Segundo projeções da pesquisa, essas pessoas vão comer bem menos alimentos com alto teor de açúcar e gordura. Uma das maiores redes de supermercados do mundo e dos Estados Unidos chegou a declarar, ano passado, que já estava percebendo essa mudança.
"Eles começaram a observar que teve uma redução no consumo de calorias desses consumidores. Só que eles estavam gastando mais com produtos saudáveis até pezinhos de academia, roupas de academia", afirma Gustavo Campanhã.
Alertas sobre o uso inadequado e os efeitos colaterais
Para muita gente que sofre de obesidade, uma doença crônica, os médicos prescrevem uso contínuo do remédio. Mas é comum hoje o uso temporário apenas para perder entre 2 e 3 quilos, por exemplo.
"Nas últimas semanas, eu não passo um único dia sem que uma paciente venha reportando que, depois do uso dessas medicações, notou como se fosse esse derretimento. Uma perda muito rápida de peso. Ele perde compartimentos de gordura tanto de corpo quanto de rosto. E a gordura, para nós, é um tecido importante de sustentação da pele. São queixas relacionadas à flacidez de pele", relata a dermatologista Maria Fernanda Guazzelli.
Numa academia em São Paulo, onde a mensalidade atinge quase R$ 2 mil, há diversos alunos que fazem uso do medicamento.
"Aproximadamente 6 a 7 alunos em cada 10 estão utilizando a caneta, especialmente durante o verão ou quer tomar para o Carnaval. Outros para um casamento, e até mesmo noivas expressam o desejo de estar magras. É importante para mim entender o que você está fazendo para entender.

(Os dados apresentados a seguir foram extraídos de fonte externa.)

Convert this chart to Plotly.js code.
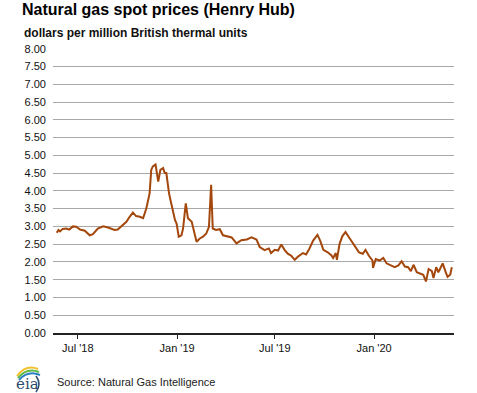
<!DOCTYPE html>
<html>
<head>
<meta charset="utf-8">
<script src="https://cdn.plot.ly/plotly-3.0.1.min.js"></script>
<style>html,body{margin:0;padding:0;background:#fff;}#chart{width:477px;height:393px;}</style>
</head>
<body>
<div id="chart"></div>
<script>
// Henry Hub spot price, dollars per MMBtu
const dates = [
'2018-05-23','2018-05-26','2018-05-29','2018-06-03','2018-06-10','2018-06-15','2018-06-22','2018-06-28','2018-07-05','2018-07-14','2018-07-23','2018-07-29',
'2018-08-07','2018-08-17','2018-08-26','2018-09-07','2018-09-13','2018-09-20','2018-09-29','2018-10-05','2018-10-11',
'2018-10-17','2018-10-24','2018-10-30','2018-11-05','2018-11-11','2018-11-14','2018-11-17','2018-11-22','2018-11-27',
'2018-12-01','2018-12-06','2018-12-09','2018-12-12','2018-12-17','2018-12-21','2018-12-28','2018-12-31',
'2019-01-04','2019-01-09','2019-01-12','2019-01-17','2019-01-21','2019-01-28','2019-02-01','2019-02-06','2019-02-12',
'2019-02-18','2019-02-24','2019-03-01','2019-03-05','2019-03-08','2019-03-14','2019-03-21','2019-03-27','2019-04-02',
'2019-04-12','2019-04-21','2019-04-30','2019-05-10','2019-05-19','2019-05-28','2019-06-03','2019-06-12','2019-06-20',
'2019-06-24','2019-07-01','2019-07-07','2019-07-13','2019-07-19','2019-07-25','2019-07-31','2019-08-07','2019-08-13',
'2019-08-22','2019-08-28','2019-09-03','2019-09-10','2019-09-18','2019-09-23','2019-09-29','2019-10-07','2019-10-14',
'2019-10-17','2019-10-22','2019-10-24','2019-10-29','2019-11-03','2019-11-09','2019-11-15','2019-11-21','2019-11-28',
'2019-12-04','2019-12-11','2019-12-16','2019-12-22','2019-12-29','2019-12-30',
'2020-01-04','2020-01-11','2020-01-18','2020-01-24','2020-02-02','2020-02-08','2020-02-15','2020-02-21','2020-02-27',
'2020-03-04','2020-03-09','2020-03-14','2020-03-20','2020-03-26','2020-04-01','2020-04-06','2020-04-11','2020-04-17',
'2020-04-20','2020-04-25','2020-04-29','2020-05-02','2020-05-07','2020-05-12','2020-05-16','2020-05-21','2020-05-24'
];
const prices = [
2.82,2.90,2.86,2.93,2.94,2.91,3.00,2.99,2.91,2.88,2.75,2.78,
2.94,3.00,2.97,2.90,2.91,3.00,3.13,3.27,3.39,
3.29,3.27,3.23,3.51,3.93,4.59,4.69,4.74,4.26,
4.59,4.64,4.50,4.50,3.93,3.65,3.18,3.08,
2.71,2.75,2.94,3.65,3.23,3.13,2.85,2.57,2.66,
2.71,2.80,2.99,4.17,2.94,2.90,2.92,2.75,2.73,
2.69,2.52,2.61,2.63,2.69,2.63,2.42,2.33,2.38,
2.25,2.34,2.32,2.49,2.34,2.23,2.18,2.06,2.15,
2.25,2.21,2.37,2.60,2.76,2.60,2.34,2.27,2.18,
2.11,2.25,2.06,2.51,2.72,2.84,2.70,2.56,2.40,
2.27,2.23,2.34,2.18,2.04,1.83,
2.08,2.04,2.11,1.96,1.90,1.85,1.90,2.02,1.87,
1.85,1.74,1.92,1.71,1.68,1.64,1.45,1.80,1.74,
1.55,1.85,1.71,1.80,1.96,1.74,1.58,1.64,1.85
];
const xTickVals = ['2018-07-01','2019-01-01','2019-07-01','2020-01-01'];
const xTickText = ["Jul '18","Jan '19","Jul '19","Jan '20"];
const titleText = 'Natural gas spot prices (Henry Hub)';
const subtitleText = 'dollars per million British thermal units';
const sourceText = 'Source: Natural Gas Intelligence';

const font = 'Liberation Sans, Arial, sans-serif';
const trace = {
  x: dates, y: prices, type: 'scatter', mode: 'lines',
  line: {color: '#a4470c', width: 2}, hoverinfo: 'skip'
};
const layout = {
  width: 477, height: 393,
  margin: {l: 53, r: 23, t: 48, b: 60},
  paper_bgcolor: '#fff', plot_bgcolor: '#fff',
  showlegend: false,
  font: {family: font, size: 11, color: '#222'},
  title: {text: titleText, font: {family: font, size: 16, color: '#000', weight: 'bold'},
          xref: 'container', yref: 'container', x: 22/477, xanchor: 'left', y: 1 - 9/393, yanchor: 'middle'},
  xaxis: {
    type: 'date', range: ['2018-05-16', '2020-05-28'],
    tickvals: xTickVals, ticktext: xTickText,
    showgrid: false, showline: true, linecolor: '#222', linewidth: 1.5,
    ticks: 'outside', ticklen: 4, tickcolor: '#222', tickwidth: 1,
    tickfont: {family: font, size: 11, color: '#111'}, zeroline: false
  },
  yaxis: {
    range: [0, 8.02], dtick: 0.5, tick0: 0, tickformat: '.2f',
    showgrid: true, gridcolor: '#a8a8a8', gridwidth: 1,
    zeroline: false, showline: false, ticks: '', ticklabelstandoff: 6,
    tickfont: {family: font, size: 11, color: '#111'}
  },
  annotations: [
    {text: '<b>' + subtitleText + '</b>', xref: 'paper', yref: 'paper', x: (22-53)/401, y: (333-33)/285,
     xanchor: 'left', yanchor: 'middle', showarrow: false, font: {family: font, size: 12, color: '#111'}},
    {text: sourceText, xref: 'paper', yref: 'paper', x: (55-53)/401, y: (333-382)/285,
     xanchor: 'left', yanchor: 'middle', showarrow: false, font: {family: font, size: 11, color: '#222'}},
    {text: 'eia', xref: 'paper', yref: 'paper', x: (27-53)/401, y: (333-384)/285,
     xanchor: 'center', yanchor: 'middle', showarrow: false, font: {family: 'DejaVu Serif, serif', size: 15, color: '#2b4a6b'}}
  ],
  shapes: [
    {type: 'path', xref: 'paper', yref: 'paper', path: `M ${(17-53)/401} ${(333-376)/285} Q ${(26-53)/401} ${(333-364)/285} ${(38-53)/401} ${(333-369)/285}`, line: {color: '#f2c12e', width: 2}},
    {type: 'path', xref: 'paper', yref: 'paper', path: `M ${(18-53)/401} ${(333-378)/285} Q ${(27-53)/401} ${(333-367)/285} ${(39-53)/401} ${(333-372)/285}`, line: {color: '#5fb846', width: 2}},
    {type: 'path', xref: 'paper', yref: 'paper', path: `M ${(19-53)/401} ${(333-380)/285} Q ${(28-53)/401} ${(333-370)/285} ${(40-53)/401} ${(333-375)/285}`, line: {color: '#2a7fc1', width: 2}},
    {type: 'path', xref: 'paper', yref: 'paper', path: `M ${(36-53)/401} ${(333-376)/285} Q ${(42-53)/401} ${(333-384)/285} ${(36-53)/401} ${(333-392)/285}`, line: {color: '#2b4a6b', width: 1.5}}
  ]
};
Plotly.newPlot('chart', [trace], layout, {displayModeBar: false, staticPlot: true});
</script>
</body>
</html>
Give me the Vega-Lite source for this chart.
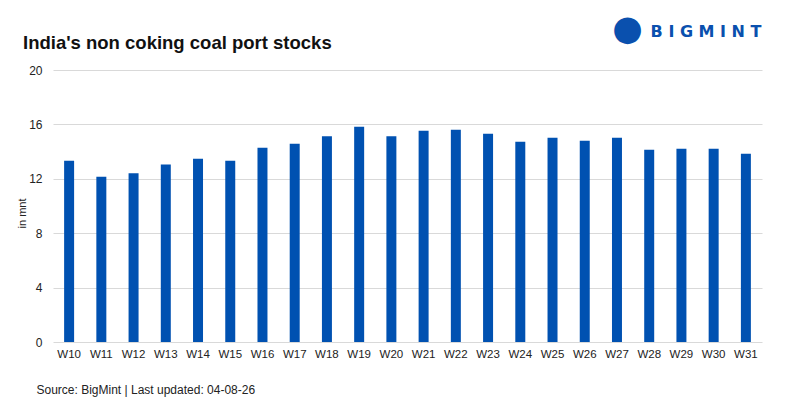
{
  "$schema": "https://vega.github.io/schema/vega-lite/v6.json",
  "width": 709,
  "height": 272,
  "autosize": "none",
  "padding": {"left": 53, "top": 70, "right": 38, "bottom": 58},
  "background": "white",
  "title": {
    "text": "India's non coking coal port stocks",
    "anchor": "start",
    "frame": "group",
    "dx": -30,
    "dy": 56,
    "offset": 0,
    "baseline": "alphabetic",
    "font": "Liberation Sans",
    "fontSize": 18.5,
    "fontWeight": "bold",
    "color": "#111111"
  },
  "config": {
    "view": {"stroke": null},
    "font": "Liberation Sans"
  },
  "data": {
    "values": [
      {"week": "W10", "stocks": 13.33},
      {"week": "W11", "stocks": 12.15},
      {"week": "W12", "stocks": 12.4},
      {"week": "W13", "stocks": 13.06},
      {"week": "W14", "stocks": 13.48},
      {"week": "W15", "stocks": 13.33},
      {"week": "W16", "stocks": 14.29},
      {"week": "W17", "stocks": 14.58},
      {"week": "W18", "stocks": 15.12},
      {"week": "W19", "stocks": 15.83},
      {"week": "W20", "stocks": 15.12},
      {"week": "W21", "stocks": 15.54},
      {"week": "W22", "stocks": 15.61},
      {"week": "W23", "stocks": 15.32},
      {"week": "W24", "stocks": 14.73},
      {"week": "W25", "stocks": 15.02},
      {"week": "W26", "stocks": 14.8},
      {"week": "W27", "stocks": 15.02},
      {"week": "W28", "stocks": 14.14},
      {"week": "W29", "stocks": 14.21},
      {"week": "W30", "stocks": 14.21},
      {"week": "W31", "stocks": 13.84}
    ]
  },
  "layer": [
    {
      "mark": {"type": "bar", "color": "#0051b1"},
      "encoding": {
        "x": {
          "field": "week",
          "type": "nominal",
          "sort": null,
          "scale": {"paddingInner": 0.69, "paddingOuter": 0.345},
          "axis": {
            "orient": "bottom",
            "labelAngle": 0,
            "ticks": false,
            "domain": false,
            "labelPadding": 6,
            "labelFontSize": 11.5,
            "labelColor": "#222222",
            "title": "Source: BigMint | Last updated: 04-08-26",
            "titleFontSize": 12,
            "titleFontWeight": "normal",
            "titleColor": "#222222",
            "titleAlign": "left",
            "titleAnchor": "start",
            "titleBaseline": "alphabetic",
            "titleX": -17,
            "titleY": 51
          }
        },
        "y": {
          "field": "stocks",
          "type": "quantitative",
          "scale": {"domain": [0, 20]},
          "axis": {
            "orient": "left",
            "values": [0, 4, 8, 12, 16, 20],
            "ticks": false,
            "domain": false,
            "gridColor": "#d9d9d9",
            "labelPadding": 11,
            "labelFontSize": 12,
            "labelColor": "#222222",
            "title": "in mnt",
            "titleFontSize": 11,
            "titleFontWeight": "normal",
            "titleColor": "#222222",
            "titleAngle": -90,
            "titleAlign": "center",
            "titleBaseline": "middle",
            "titleX": -31,
            "titleY": 143
          }
        }
      }
    },
    {
      "mark": {"type": "bar", "opacity": 0},
      "encoding": {
        "x": {
          "field": "week",
          "type": "nominal",
          "sort": null,
          "axis": {
            "orient": "top",
            "labels": false,
            "ticks": false,
            "domain": false,
            "grid": false,
            "title": "B I G M I N T",
            "titleFont": "DejaVu Sans",
            "titleFontSize": 16,
            "titleFontWeight": "bold",
            "titleColor": "#0a50ae",
            "titleAlign": "right",
            "titleBaseline": "alphabetic",
            "titleX": 708,
            "titleY": -34
          }
        },
        "y": {
          "field": "stocks",
          "type": "quantitative",
          "axis": {
            "orient": "right",
            "labels": false,
            "ticks": false,
            "domain": false,
            "grid": false,
            "title": "●",
            "titleFont": "DejaVu Sans",
            "titleFontSize": 35,
            "titleFontWeight": "normal",
            "titleColor": "#0a50ae",
            "titleAngle": 0,
            "titleAlign": "center",
            "titleBaseline": "middle",
            "titleX": -135,
            "titleY": -42
          }
        }
      }
    }
  ],
  "resolve": {"axis": {"x": "independent", "y": "independent"}}
}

Já tive alunas que não comunicaram o uso e acabaram passando mal", diz o dono da academia.
O remédio é considerado seguro, mas não há estudos apontando os riscos em pessoas que querem perder pouco peso.
"Nessa pessoa que só quer perder alguns quilos, se parar de usar a medicação não vai conseguir manter, vai aumentar a fome, e vai acabar pensando em usar esse remédio a longo prazo. Cria uma dependência psicológica nesse sentido. Mas vamos deixar claro, não é uma dependência física. O remédio não causa dependência física, ", diz o endócrino Bruno.
Uso no Brasil e os riscos identificados pela Anvisa
No Brasil, em 2021, esse remédio foi o mais vendido, de acordo com a Associação de Indústria Farmacêutica de Pesquisa.
Recentemente, a Anvisa identificou lotes falsos da caneta semaglutida no mercado. Nas redes sociais, não faltam propagandas, inclusive de farmácias. Como muitas não exigem receita, algumas pessoas se automedicam e ainda ensina na internet, como turbinar as aplicações.
"Elas acabam utilizando muitas vezes de forma inadequada e levando ao aparecimento de efeitos colaterais mais intensos, como náusea, até vômitos", explica Maria Edna de Melo.
"Já tive uma paciente que quase não conseguia beber água devido aos efeitos decorrentes da automedicação em excesso", ressalta Maria Fernanda Guazzelli.